Pain Without Suffering

addicence | Kaddish & Jewish Ritual Sites, Jewish Rituals, Kaddish, Grief | Tuesday, September 18th, 2007

I recently started a new relationship. This time I thought I would try something new. No walls, no running away. Total engagement. Be totally open and accept whatever comes my way. This, I decided, was the path to intimacy.

In the past I frequently tried to avoid conflict. If I fought with a significant other, I would rarely stay engaged. While I relish discussion and debate, when it moved toward conflict, I walked away. And when you walk away and don’t deal with the real issues, you end up with wounds. They fester, and eventually undermine the relationships until you deal with them.  It is not enough to put up an emotional wall to try to protect yourself from the pain. You need to engage it and work through it.

So this time I decided I would stay engaged no matter what came my way. And from the beginning of this relationship there was pain and some disagreement. And the deeper we go, the more pain and disagreement there is. And as we work through those issues, we are creating an intimacy I didn’t know existed. A deep understanding of what makes the other human and a reflection of the Divine.

All too often we associate pain with suffering. But it need not be that way. We can be in pain, yet not suffer. For there is no life without pain, but there can be life without suffering. We can learn to accept the pain, to feel the pain, to be open to the pain, and in so doing keep the pain from controlling us. When we let our pain become suffering, we cede control of our emotions and let them take us where they might.

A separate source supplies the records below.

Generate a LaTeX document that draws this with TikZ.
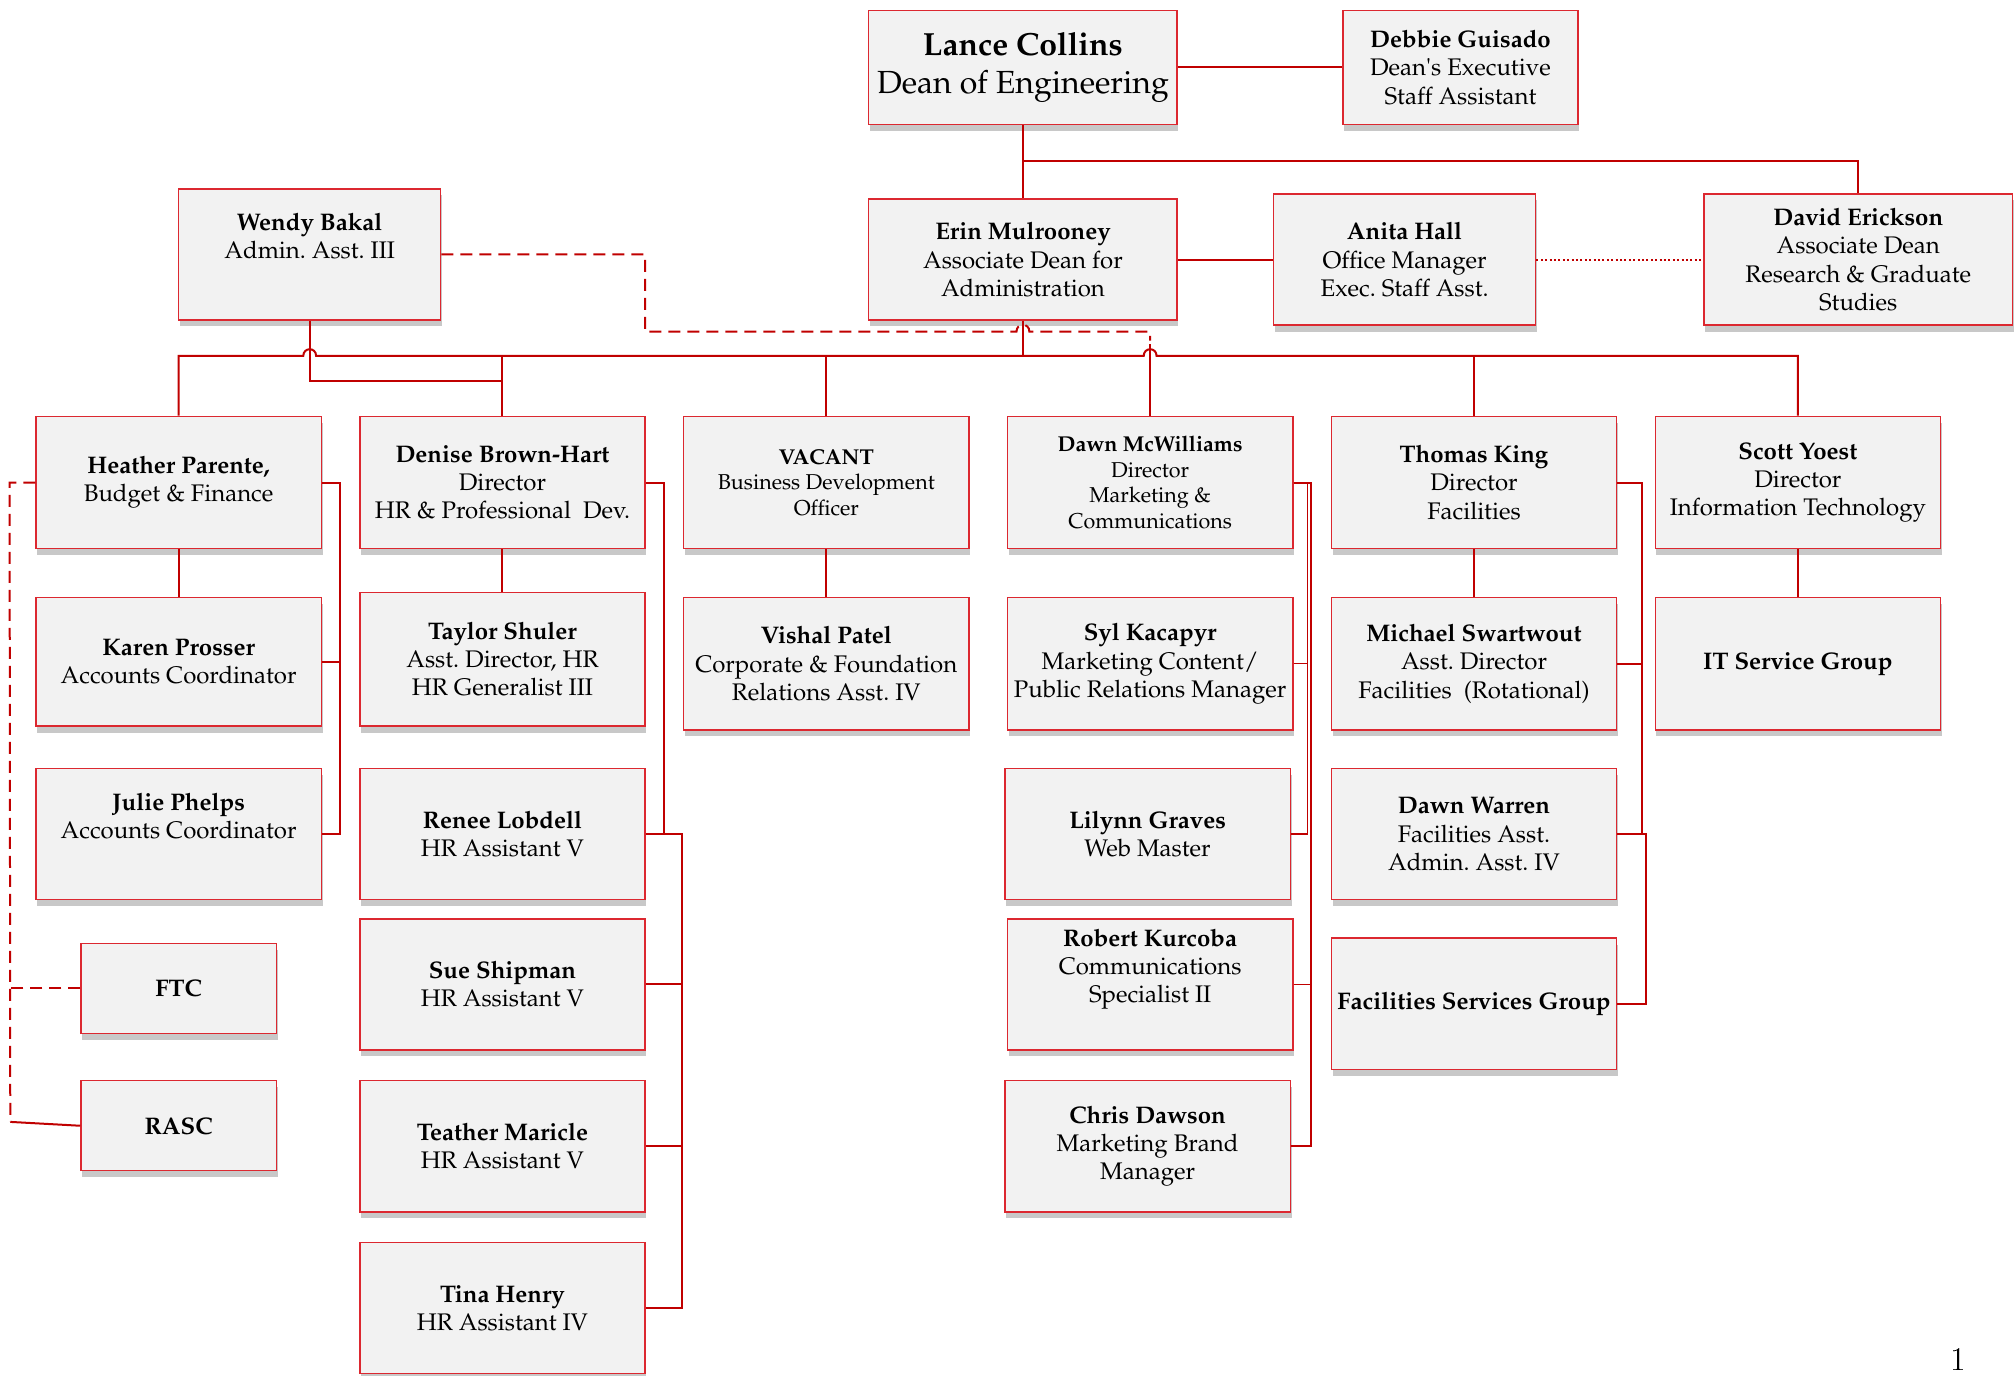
\documentclass[tikz,border=0pt]{standalone}
\usepackage[T1]{fontenc}
\usepackage{mathpazo}
\usetikzlibrary{calc}
\definecolor{linered}{HTML}{C00000}
\definecolor{boxred}{HTML}{DC2830}
\definecolor{boxfill}{HTML}{F2F2F2}
\definecolor{shadowgray}{HTML}{C8C8C8}
\newcommand\regf{\fontsize{12}{14.1}\selectfont}
\newcommand\smallf{\fontsize{10.75}{12.7}\selectfont}
\newcommand\bigf{\fontsize{16}{18.6}\selectfont}
\tikzset{
  orgbox/.style={draw=boxred, fill=boxfill, line width=0.7pt, align=center, inner sep=0pt, font=\regf},
  conn/.style={draw=linered, line width=1pt},
  thinconn/.style={draw=linered, line width=0.7pt},
  dashconn/.style={draw=linered, line width=1pt, dash pattern=on 6pt off 3.5pt},
  dotconn/.style={draw=linered, line width=1pt, dash pattern=on 1pt off 1.2pt},
}
% name, left, top, right, bottom, options, text
\newcommand\obox[7]{%
  \fill[shadowgray] (#2+1,#3+5) rectangle (#4+1,#5+5);
  \pgfmathsetmacro\bw{(#4-#2)*0.6426}%
  \pgfmathsetmacro\bh{(#5-#3)*0.6426}%
  \node[orgbox, minimum width=\bw pt, minimum height=\bh pt, #6] (#1) at ({(#2+#4)/2},{(#3+#5)/2}) {#7};
}
\begin{document}
\begin{tikzpicture}[x=0.6426pt, y=-0.6426pt]
\useasboundingbox (0,0) rectangle (1568,1070);
\coordinate (bus) at (0,277);
% boxes
\obox{lance}{676}{8}{916}{97}{font=\bigf}{\textbf{Lance Collins}\\Dean of Engineering}
\obox{debbie}{1045}{8}{1228}{97}{}{\textbf{Debbie Guisado}\\Dean\textquotesingle s Executive\\Staff Assistant}
\obox{wendy}{139}{147}{343}{249}{}{\textbf{Wendy Bakal}\\Admin.\ Asst.\ III\\\strut}
\obox{erin}{676}{155}{916}{249}{}{\textbf{Erin Mulrooney}\\Associate Dean for\\Administration}
\obox{anita}{991}{151}{1195}{253}{}{\textbf{Anita Hall}\\Office Manager\\Exec.\ Staff Asst.}
\obox{david}{1326}{151}{1566}{253}{}{\textbf{David Erickson}\\Associate Dean\\Research \& Graduate\\Studies}
% row 2
\obox{heather}{28}{324}{250}{427}{}{\textbf{Heather Parente,}\\Budget \& Finance}
\obox{denise}{280}{324}{502}{427}{}{\textbf{Denise Brown-Hart}\\Director\\HR \& Professional\ \ Dev.}
\obox{vacant}{532}{324}{754}{427}{font=\smallf}{\textbf{VACANT}\\Business Development\\Officer}
\obox{dawn}{784}{324}{1006}{427}{font=\smallf}{\textbf{Dawn McWilliams}\\Director\\Marketing \&\\Communications}
\obox{thomas}{1036}{324}{1258}{427}{}{\textbf{Thomas King}\\Director\\Facilities}
\obox{scott}{1288}{324}{1510}{427}{}{\textbf{Scott Yoest}\\Director\\Information Technology}
% row 3
\obox{karen}{28}{465}{250}{565}{}{\textbf{Karen Prosser}\\Accounts Coordinator}
\obox{taylor}{280}{461}{502}{565}{}{\textbf{Taylor Shuler}\\Asst.\ Director, HR\\HR Generalist III}
\obox{vishal}{532}{465}{754}{568}{}{\textbf{Vishal Patel}\\Corporate \& Foundation\\Relations Asst.\ IV}
\obox{syl}{784}{465}{1006}{568}{}{\textbf{Syl Kacapyr}\\Marketing Content/\\Public Relations Manager}
\obox{michael}{1036}{465}{1258}{568}{}{\textbf{Michael Swartwout}\\Asst.\ Director\\Facilities\ \ (Rotational)}
\obox{itsg}{1288}{465}{1510}{568}{}{\textbf{IT Service Group}}
% row 4
\obox{julie}{28}{598}{250}{700}{}{\textbf{Julie Phelps}\\Accounts Coordinator\\\strut}
\obox{renee}{280}{598}{502}{700}{}{\textbf{Renee Lobdell}\\HR Assistant V}
\obox{lilynn}{782}{598}{1004}{700}{}{\textbf{Lilynn Graves}\\Web Master}
\obox{dwarren}{1036}{598}{1258}{700}{}{\textbf{Dawn Warren}\\Facilities Asst.\\Admin.\ Asst.\ IV}
% row 5
\obox{ftc}{63}{734}{215}{804}{}{\textbf{FTC}}
\obox{sue}{280}{715}{502}{817}{}{\textbf{Sue Shipman}\\HR Assistant V}
\obox{robert}{784}{715}{1006}{817}{}{\textbf{Robert Kurcoba}\\Communications\\Specialist II\\\strut}
\obox{fsg}{1036}{730}{1258}{832}{}{\textbf{Facilities Services Group}}
% row 6
\obox{rasc}{63}{841}{215}{911}{}{\textbf{RASC}}
\obox{teather}{280}{841}{502}{943}{}{\textbf{Teather Maricle}\\HR Assistant V}
\obox{chris}{782}{841}{1004}{943}{}{\textbf{Chris Dawson}\\Marketing Brand\\Manager}
% row 7
\obox{tina}{280}{967}{502}{1069}{}{\textbf{Tina Henry}\\HR Assistant IV}
\node[font=\fontsize{16}{18}\sffamily\selectfont] (pagenum) at (1524,1058) {1};
% top connectors
\draw[conn] (lance.east) -- (debbie.west);
\draw[conn] (lance.south) -- (erin.north);
\draw[conn] (796,125) -| (david.north);
\draw[conn] (erin.east) -- (anita.west);
\draw[dotconn] (anita.east) -- (david.west);
% bus with hops
\draw[conn] (heather.north) |- (236,277) .. controls (236,270) and (246,270) .. (246,277) -- (890,277) .. controls (890,270) and (900,270) .. (900,277) -| (scott.north);
\draw[conn] (erin.south) -- (erin.south |- bus);
\draw[conn] (denise.north) -- (denise.north |- bus);
\draw[conn] (vacant.north) -- (vacant.north |- bus);
\draw[conn] (thomas.north) -- (thomas.north |- bus);
\draw[conn] (dawn.north) -- (895,268);
% Wendy
\draw[conn] (wendy.south) -- ++(0,47) -| (denise.north);
\draw[dashconn] (wendy.east) -- (502,198) -- (502,258) -- (791,258) .. controls (791,251) and (801,251) .. (801,258) -- (895,258) -- (895,265);
% vertical pairs
\draw[conn] (heather.south) -- (karen.north);
\draw[conn] (denise.south) -- (taylor.north);
\draw[conn] (vacant.south) -- (vishal.north);
\draw[conn] (thomas.south) -- (michael.north);
\draw[conn] (scott.south) -- (itsg.north);
% Heather brackets
\draw[conn] (heather.east) -- ++(14,0) |- (julie.east);
\draw[conn] (karen.east) -- ++(14,0);
\draw[dashconn] (heather.west) -- ++(-20,0) -- (8,873);
\draw[dashconn] (ftc.west) -- ++(-55,0);
\draw[conn] (rasc.west) -- (8,873);
% Denise brackets
\draw[conn] (denise.east) -- ++(14,0) |- (renee.east);
\draw[conn] (renee.east) -- ++(28,0) |- (tina.east);
\draw[conn] (sue.east) -- ++(28,0);
\draw[conn] (teather.east) -- ++(28,0);
% Dawn brackets
\draw[conn] (dawn.east) -- ++(14,0) |- (chris.east);
\draw[thinconn] (dawn.east) -- ++(11,0) |- (lilynn.east);
\draw[thinconn] (syl.east) -- ++(11,0);
\draw[thinconn] (robert.east) -- ++(14,0);
% Thomas brackets
\draw[conn] (thomas.east) -- ++(19,0) |- (dwarren.east);
\draw[conn] (michael.east) -- ++(19,0);
\draw[conn] (dwarren.east) -- ++(22,0) |- (fsg.east);
\end{tikzpicture}
\end{document}
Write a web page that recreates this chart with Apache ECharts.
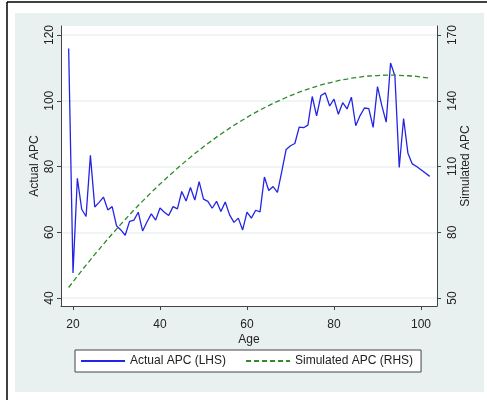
<!DOCTYPE html>
<html>
<head>
<meta charset="utf-8">
<script src="https://cdn.jsdelivr.net/npm/echarts@6/dist/echarts.min.js"></script>
<style>
  html, body { margin: 0; padding: 0; background: #fff; }
  #main { width: 487px; height: 400px; }
</style>
</head>
<body>
<div id="main"></div>
<script>
// ages 19..102
const ages = [19, 20, 21, 22, 23, 24, 25, 26, 27, 28, 29, 30, 31, 32, 33, 34, 35, 36, 37, 38,
  39, 40, 41, 42, 43, 44, 45, 46, 47, 48, 49, 50, 51, 52, 53, 54, 55, 56, 57, 58,
  59, 60, 61, 62, 63, 64, 65, 66, 67, 68, 69, 70, 71, 72, 73, 74, 75, 76, 77, 78,
  79, 80, 81, 82, 83, 84, 85, 86, 87, 88, 89, 90, 91, 92, 93, 94, 95, 96, 97, 98,
  99, 100, 101, 102]

// Actual APC (left axis)
const actualApc = [115.9, 47.6, 76.4, 67.0, 64.8, 83.4, 67.7, 69.1, 70.7, 66.8, 67.8, 62.0, 60.7, 59.1, 63.3, 63.7, 66.1, 60.4, 63.1, 65.6,
  63.7, 67.4, 66.1, 65.1, 67.8, 67.1, 72.4, 69.5, 73.6, 69.8, 75.4, 70.1, 69.4, 67.3, 69.4, 66.3, 69.2, 65.3, 63.0, 64.3,
  60.7, 66.1, 64.3, 66.7, 66.2, 76.8, 72.7, 73.9, 72.1, 78.5, 85.2, 86.3, 87.0, 92.0, 91.8, 92.6, 101.3, 95.4, 101.6, 102.4,
  98.4, 100.5, 95.9, 99.4, 97.5, 101.1, 92.4, 95.5, 97.8, 97.6, 91.9, 104.3, 98.5, 93.5, 111.5, 107.6, 79.7, 94.6, 84.0, 80.8,
  80.0, 79.0, 78.0, 77.0]

// Simulated APC (right axis)
const simulatedApc = [54.8, 57.4, 59.9, 62.5, 65.0, 67.4, 69.9, 72.2, 74.6, 76.9, 79.2, 81.4, 83.7, 85.8, 88.0, 90.1, 92.2, 94.2, 96.2, 98.2,
  100.1, 102.0, 103.8, 105.7, 107.4, 109.2, 110.9, 112.6, 114.2, 115.9, 117.4, 119.0, 120.5, 121.9, 123.4, 124.8, 126.1, 127.5, 128.8, 130.0,
  131.2, 132.4, 133.6, 134.7, 135.8, 136.8, 137.8, 138.8, 139.7, 140.6, 141.5, 142.3, 143.1, 143.9, 144.6, 145.3, 146.0, 146.6, 147.2, 147.7,
  148.2, 148.7, 149.2, 149.6, 149.9, 150.3, 150.6, 150.8, 151.1, 151.3, 151.4, 151.5, 151.6, 151.7, 151.7, 151.7, 151.6, 151.5, 151.4, 151.3,
  151.1, 150.8, 150.6, 150.3]

const xTicks = [20, 40, 60, 80, 100]
const leftTicks = [40, 60, 80, 100, 120]
const rightTicks = [50, 80, 110, 140, 170]

const font = 'Liberation Sans, Arial, sans-serif'
const textColor = '#222'
const axisColor = '#444'

const chart = echarts.init(document.getElementById('main'))
chart.setOption({
  animation: false,
  backgroundColor: '#fff',
  graphic: [
    { type: 'rect', z: -100, shape: { x: 15, y: 13, width: 469, height: 379 }, style: { fill: '#e9f0f0' } },
    { type: 'line', shape: { x1: 7, y1: 2, x2: 487, y2: 2 }, style: { stroke: '#000', lineWidth: 1.5 } },
    { type: 'line', shape: { x1: 7, y1: 2, x2: 7, y2: 400 }, style: { stroke: '#000', lineWidth: 1.5 } }
  ],
  grid: {
    left: 61, right: 50, top: 26, bottom: 94,
    show: true, backgroundColor: '#fff', borderWidth: 0
  },
  legend: {
    left: 75, top: 350,
    padding: [5, 8, 5, 5],
    backgroundColor: '#fff',
    borderColor: axisColor,
    borderWidth: 1,
    borderRadius: 0,
    itemWidth: 44,
    itemHeight: 13,
    itemGap: 19,
    itemStyle: { opacity: 0 },
    textStyle: { fontFamily: font, fontSize: 12, color: textColor },
    data: ['Actual APC (LHS)', 'Simulated APC (RHS)']
  },
  xAxis: {
    type: 'value',
    min: 17.24, max: 103.68,
    name: 'Age',
    nameLocation: 'middle',
    nameGap: 28,
    nameMoveOverlap: false,
    nameTextStyle: { fontFamily: font, fontSize: 12, color: textColor },
    axisLine: { show: true, lineStyle: { color: axisColor, width: 1 } },
    axisTick: { show: true, length: 4, customValues: xTicks, lineStyle: { color: axisColor } },
    axisLabel: { customValues: xTicks, margin: 13, fontFamily: font, fontSize: 12, color: textColor },
    splitLine: { show: false }
  },
  yAxis: [{
    type: 'value',
    position: 'left',
    min: 37.57, max: 122.74,
    name: 'Actual APC',
    nameLocation: 'middle',
    nameRotate: 90,
    nameGap: 20,
    nameMoveOverlap: false,
    nameTextStyle: { fontFamily: font, fontSize: 12, color: textColor },
    axisLine: { show: true, lineStyle: { color: axisColor, width: 1 } },
    axisTick: { show: true, length: 4, customValues: leftTicks, lineStyle: { color: axisColor } },
    axisLabel: { customValues: leftTicks, rotate: 90, margin: 5, fontFamily: font, fontSize: 12, color: textColor },
    splitLine: { show: true, lineStyle: { color: '#eaf0f0', width: 1.5 } }
  }, {
    type: 'value',
    position: 'right',
    min: 46.35, max: 174.11,
    name: 'Simulated APC',
    nameLocation: 'middle',
    nameRotate: 90,
    nameGap: 23,
    nameMoveOverlap: false,
    nameTextStyle: { fontFamily: font, fontSize: 12, color: textColor },
    axisLine: { show: true, lineStyle: { color: axisColor, width: 1 } },
    axisTick: { show: true, length: 4, customValues: rightTicks, lineStyle: { color: axisColor } },
    axisLabel: { customValues: rightTicks, rotate: 90, margin: 10, fontFamily: font, fontSize: 12, color: textColor },
    splitLine: { show: false }
  }],
  series: [{
    name: 'Actual APC (LHS)',
    type: 'line',
    yAxisIndex: 0,
    symbol: 'none',
    data: ages.map((a, i) => [a, actualApc[i]]),
    itemStyle: { color: '#2424e6' },
    lineStyle: { color: '#2424e6', width: 1.3 }
  }, {
    name: 'Simulated APC (RHS)',
    type: 'line',
    yAxisIndex: 1,
    symbol: 'none',
    data: ages.map((a, i) => [a, simulatedApc[i]]),
    itemStyle: { color: '#2e8b2e' },
    lineStyle: { color: '#2e8b2e', width: 1.3, type: [5, 3] }
  }]
})
</script>
</body>
</html>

Emotions are powerful aspects of our personality. They can serve us or destroy us. One of the challenges in life is to harness our emotions and to have them serve us and help us become what we were meant to be, all that we are meant to be.

For those of you who don’t think you can control emotions, imagine having a blowout fight with your significant other and then there is a knock at the door. You notice it is your boss who is just stopping by to drop something off and have a very short chat with you. Do you control your anger, hurt, pain, frustration for the few minutes you visit with your boss? Of course you do. So now that we know we can, the challenge is to do it.

My brother and sister recently visited Mom’s grave for the first time since the funeral. I will be doing so tomorrow. It is Jewish tradition to visit the graves of loved ones during the days of awe, the time between Rosh Hashana and Yom Kippur. On Rosh Hashanna we are inscribed in the book of life for the coming year, and on Yom Kippur it is sealed. Tradition teaches us that we can affect the outcome by our deeds, and with such high stakes, we don’t want to leave out using all our connections either. What if our loved ones who have passed can influence that decree, our lives? Sounds like its worth a visit to me.

So my sister had a very difficult time visiting the grave and dealing with her grief, which she has been struggling with again  after a few months of acceptance. And while she was openly grieving and in pain, my sister-in-law noted, in my words, that perhaps she needed a little tzim tzum. Tzim Tzum is the Kabbalistic notion that God needed to shrink Godself in order to make room for creation. Sometimes you need to make room for others, and with my sister grieving so openly and expressing her raw emotions, there was no room for my brother to express or even feel his.

So how do we feel the pain and yet not suffer. I’ve found that Kaddish goes a long way. Standing before the community each morning or each day forces me to confront the pain of the loss of my mother. It is now six months since she passed, and everyday but one, I have stood before a minyan, representatives of the entire community, and praised God even though he took from me one of the things most dear to me. And as I stand before the community, and I feel the loss, and the community acknowledges and also feels the loss of one of us, we all feel the pain. In doing so each day, in acknowledging our pain, and living with our pain, we prevent suffering.